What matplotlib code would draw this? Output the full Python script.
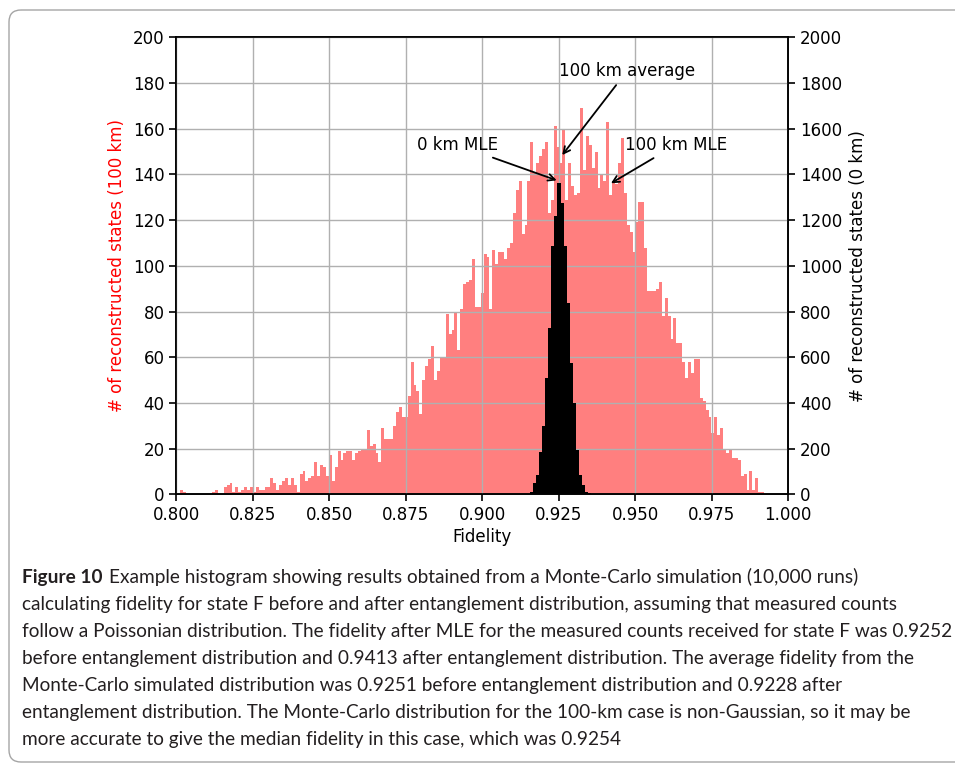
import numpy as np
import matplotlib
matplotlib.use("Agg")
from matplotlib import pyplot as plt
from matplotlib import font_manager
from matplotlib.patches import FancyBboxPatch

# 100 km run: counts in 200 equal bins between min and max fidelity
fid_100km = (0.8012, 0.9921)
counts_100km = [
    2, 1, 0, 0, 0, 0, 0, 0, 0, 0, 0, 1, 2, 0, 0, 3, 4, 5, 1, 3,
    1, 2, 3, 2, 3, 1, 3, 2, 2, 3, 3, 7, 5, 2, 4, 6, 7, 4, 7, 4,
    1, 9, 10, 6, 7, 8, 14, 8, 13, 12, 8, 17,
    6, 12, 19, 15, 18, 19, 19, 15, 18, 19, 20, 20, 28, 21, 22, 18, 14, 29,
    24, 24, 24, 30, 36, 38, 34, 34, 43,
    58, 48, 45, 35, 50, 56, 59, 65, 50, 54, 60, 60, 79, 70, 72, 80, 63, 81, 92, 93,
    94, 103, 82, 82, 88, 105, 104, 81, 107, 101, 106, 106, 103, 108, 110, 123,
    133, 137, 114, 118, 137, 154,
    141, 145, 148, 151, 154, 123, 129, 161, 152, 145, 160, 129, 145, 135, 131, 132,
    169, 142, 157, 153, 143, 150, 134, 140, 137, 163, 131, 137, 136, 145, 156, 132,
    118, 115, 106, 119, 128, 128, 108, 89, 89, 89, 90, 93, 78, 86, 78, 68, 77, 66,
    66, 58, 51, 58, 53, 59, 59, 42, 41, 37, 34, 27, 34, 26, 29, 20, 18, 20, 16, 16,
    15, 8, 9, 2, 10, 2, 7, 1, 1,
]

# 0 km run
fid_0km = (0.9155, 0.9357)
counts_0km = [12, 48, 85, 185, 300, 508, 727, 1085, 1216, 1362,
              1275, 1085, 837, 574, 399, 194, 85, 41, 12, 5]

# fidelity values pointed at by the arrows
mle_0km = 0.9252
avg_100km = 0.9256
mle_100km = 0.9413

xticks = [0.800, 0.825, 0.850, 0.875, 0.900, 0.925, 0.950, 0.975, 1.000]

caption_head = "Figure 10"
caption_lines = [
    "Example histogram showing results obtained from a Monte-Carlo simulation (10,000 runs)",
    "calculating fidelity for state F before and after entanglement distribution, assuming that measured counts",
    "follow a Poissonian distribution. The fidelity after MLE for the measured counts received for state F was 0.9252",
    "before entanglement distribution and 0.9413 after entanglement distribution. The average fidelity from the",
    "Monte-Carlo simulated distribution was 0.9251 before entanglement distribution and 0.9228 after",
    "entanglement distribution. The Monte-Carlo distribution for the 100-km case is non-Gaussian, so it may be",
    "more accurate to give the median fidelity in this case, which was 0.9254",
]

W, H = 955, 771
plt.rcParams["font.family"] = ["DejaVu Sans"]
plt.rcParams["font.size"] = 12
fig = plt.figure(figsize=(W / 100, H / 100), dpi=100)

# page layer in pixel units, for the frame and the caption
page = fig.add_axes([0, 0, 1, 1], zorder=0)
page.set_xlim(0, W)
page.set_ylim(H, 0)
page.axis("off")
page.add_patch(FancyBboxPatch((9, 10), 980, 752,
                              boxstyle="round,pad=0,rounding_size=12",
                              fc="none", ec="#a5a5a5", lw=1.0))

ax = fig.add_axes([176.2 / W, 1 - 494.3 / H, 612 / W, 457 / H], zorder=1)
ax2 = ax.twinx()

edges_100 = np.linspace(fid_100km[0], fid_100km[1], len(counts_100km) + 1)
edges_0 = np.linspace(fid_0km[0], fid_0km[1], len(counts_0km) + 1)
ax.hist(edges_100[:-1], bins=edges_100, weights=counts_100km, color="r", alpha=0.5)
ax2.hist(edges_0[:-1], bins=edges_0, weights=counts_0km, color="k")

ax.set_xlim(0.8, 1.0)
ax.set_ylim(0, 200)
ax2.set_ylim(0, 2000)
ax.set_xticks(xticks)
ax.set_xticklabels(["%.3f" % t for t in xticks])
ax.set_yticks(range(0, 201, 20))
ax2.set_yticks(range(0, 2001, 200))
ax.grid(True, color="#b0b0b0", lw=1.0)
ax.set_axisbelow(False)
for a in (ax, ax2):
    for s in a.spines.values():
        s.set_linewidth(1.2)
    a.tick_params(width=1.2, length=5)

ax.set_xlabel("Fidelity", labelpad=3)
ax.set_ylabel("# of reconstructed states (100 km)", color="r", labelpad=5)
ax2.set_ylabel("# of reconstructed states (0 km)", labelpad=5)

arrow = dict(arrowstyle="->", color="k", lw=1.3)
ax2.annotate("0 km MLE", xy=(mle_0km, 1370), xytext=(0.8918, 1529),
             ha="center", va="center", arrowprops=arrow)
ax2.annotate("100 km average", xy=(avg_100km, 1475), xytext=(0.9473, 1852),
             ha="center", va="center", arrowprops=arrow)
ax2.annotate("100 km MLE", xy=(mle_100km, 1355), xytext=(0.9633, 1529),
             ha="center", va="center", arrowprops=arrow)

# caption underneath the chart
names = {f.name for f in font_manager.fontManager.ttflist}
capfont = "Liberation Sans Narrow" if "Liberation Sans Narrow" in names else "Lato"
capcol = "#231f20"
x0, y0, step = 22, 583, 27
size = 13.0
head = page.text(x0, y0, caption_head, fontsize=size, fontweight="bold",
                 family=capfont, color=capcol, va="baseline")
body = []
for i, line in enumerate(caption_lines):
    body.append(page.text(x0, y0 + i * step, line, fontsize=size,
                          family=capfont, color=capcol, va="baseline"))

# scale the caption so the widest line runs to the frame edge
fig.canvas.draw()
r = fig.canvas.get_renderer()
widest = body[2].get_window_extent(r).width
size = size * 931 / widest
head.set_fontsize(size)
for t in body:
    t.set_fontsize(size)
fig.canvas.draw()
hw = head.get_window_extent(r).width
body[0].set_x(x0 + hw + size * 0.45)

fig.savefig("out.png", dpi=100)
····················
Copy the listing over exactly, skipping the pictures it holds.

## RESULT OF THIS TASK
What matplotlib code would draw this? Output the full Python script.
import numpy as np
import matplotlib
matplotlib.use("Agg")
from matplotlib import pyplot as plt
from matplotlib import font_manager
from matplotlib.patches import FancyBboxPatch

# 100 km run: counts in 200 equal bins between min and max fidelity
fid_100km = (0.8012, 0.9921)
counts_100km = [
    2, 1, 0, 0, 0, 0, 0, 0, 0, 0, 0, 1, 2, 0, 0, 3, 4, 5, 1, 3,
    1, 2, 3, 2, 3, 1, 3, 2, 2, 3, 3, 7, 5, 2, 4, 6, 7, 4, 7, 4,
    1, 9, 10, 6, 7, 8, 14, 8, 13, 12, 8, 17,
    6, 12, 19, 15, 18, 19, 19, 15, 18, 19, 20, 20, 28, 21, 22, 18, 14, 29,
    24, 24, 24, 30, 36, 38, 34, 34, 43,
    58, 48, 45, 35, 50, 56, 59, 65, 50, 54, 60, 60, 79, 70, 72, 80, 63, 81, 92, 93,
    94, 103, 82, 82, 88, 105, 104, 81, 107, 101, 106, 106, 103, 108, 110, 123,
    133, 137, 114, 118, 137, 154,
    141, 145, 148, 151, 154, 123, 129, 161, 152, 145, 160, 129, 145, 135, 131, 132,
    169, 142, 157, 153, 143, 150, 134, 140, 137, 163, 131, 137, 136, 145, 156, 132,
    118, 115, 106, 119, 128, 128, 108, 89, 89, 89, 90, 93, 78, 86, 78, 68, 77, 66,
    66, 58, 51, 58, 53, 59, 59, 42, 41, 37, 34, 27, 34, 26, 29, 20, 18, 20, 16, 16,
    15, 8, 9, 2, 10, 2, 7, 1, 1,
]

# 0 km run
fid_0km = (0.9155, 0.9357)
counts_0km = [12, 48, 85, 185, 300, 508, 727, 1085, 1216, 1362,
              1275, 1085, 837, 574, 399, 194, 85, 41, 12, 5]

# fidelity values pointed at by the arrows
mle_0km = 0.9252
avg_100km = 0.9256
mle_100km = 0.9413

xticks = [0.800, 0.825, 0.850, 0.875, 0.900, 0.925, 0.950, 0.975, 1.000]

caption_head = "Figure 10"
caption_lines = [
    "Example histogram showing results obtained from a Monte-Carlo simulation (10,000 runs)",
    "calculating fidelity for state F before and after entanglement distribution, assuming that measured counts",
    "follow a Poissonian distribution. The fidelity after MLE for the measured counts received for state F was 0.9252",
    "before entanglement distribution and 0.9413 after entanglement distribution. The average fidelity from the",
    "Monte-Carlo simulated distribution was 0.9251 before entanglement distribution and 0.9228 after",
    "entanglement distribution. The Monte-Carlo distribution for the 100-km case is non-Gaussian, so it may be",
    "more accurate to give the median fidelity in this case, which was 0.9254",
]

W, H = 955, 771
plt.rcParams["font.family"] = ["DejaVu Sans"]
plt.rcParams["font.size"] = 12
fig = plt.figure(figsize=(W / 100, H / 100), dpi=100)

# page layer in pixel units, for the frame and the caption
page = fig.add_axes([0, 0, 1, 1], zorder=0)
page.set_xlim(0, W)
page.set_ylim(H, 0)
page.axis("off")
page.add_patch(FancyBboxPatch((9, 10), 980, 752,
                              boxstyle="round,pad=0,rounding_size=12",
                              fc="none", ec="#a5a5a5", lw=1.0))

ax = fig.add_axes([176.2 / W, 1 - 494.3 / H, 612 / W, 457 / H], zorder=1)
ax2 = ax.twinx()

edges_100 = np.linspace(fid_100km[0], fid_100km[1], len(counts_100km) + 1)
edges_0 = np.linspace(fid_0km[0], fid_0km[1], len(counts_0km) + 1)
ax.hist(edges_100[:-1], bins=edges_100, weights=counts_100km, color="r", alpha=0.5)
ax2.hist(edges_0[:-1], bins=edges_0, weights=counts_0km, color="k")

ax.set_xlim(0.8, 1.0)
ax.set_ylim(0, 200)
ax2.set_ylim(0, 2000)
ax.set_xticks(xticks)
ax.set_xticklabels(["%.3f" % t for t in xticks])
ax.set_yticks(range(0, 201, 20))
ax2.set_yticks(range(0, 2001, 200))
ax.grid(True, color="#b0b0b0", lw=1.0)
ax.set_axisbelow(False)
for a in (ax, ax2):
    for s in a.spines.values():
        s.set_linewidth(1.2)
    a.tick_params(width=1.2, length=5)

ax.set_xlabel("Fidelity", labelpad=3)
ax.set_ylabel("# of reconstructed states (100 km)", color="r", labelpad=5)
ax2.set_ylabel("# of reconstructed states (0 km)", labelpad=5)

arrow = dict(arrowstyle="->", color="k", lw=1.3)
ax2.annotate("0 km MLE", xy=(mle_0km, 1370), xytext=(0.8918, 1529),
             ha="center", va="center", arrowprops=arrow)
ax2.annotate("100 km average", xy=(avg_100km, 1475), xytext=(0.9473, 1852),
             ha="center", va="center", arrowprops=arrow)
ax2.annotate("100 km MLE", xy=(mle_100km, 1355), xytext=(0.9633, 1529),
             ha="center", va="center", arrowprops=arrow)

# caption underneath the chart
names = {f.name for f in font_manager.fontManager.ttflist}
capfont = "Liberation Sans Narrow" if "Liberation Sans Narrow" in names else "Lato"
capcol = "#231f20"
x0, y0, step = 22, 583, 27
size = 13.0
head = page.text(x0, y0, caption_head, fontsize=size, fontweight="bold",
                 family=capfont, color=capcol, va="baseline")
body = []
for i, line in enumerate(caption_lines):
    body.append(page.text(x0, y0 + i * step, line, fontsize=size,
                          family=capfont, color=capcol, va="baseline"))

# scale the caption so the widest line runs to the frame edge
fig.canvas.draw()
r = fig.canvas.get_renderer()
widest = body[2].get_window_extent(r).width
size = size * 931 / widest
head.set_fontsize(size)
for t in body:
    t.set_fontsize(size)
fig.canvas.draw()
hw = head.get_window_extent(r).width
body[0].set_x(x0 + hw + size * 0.45)

fig.savefig("out.png", dpi=100)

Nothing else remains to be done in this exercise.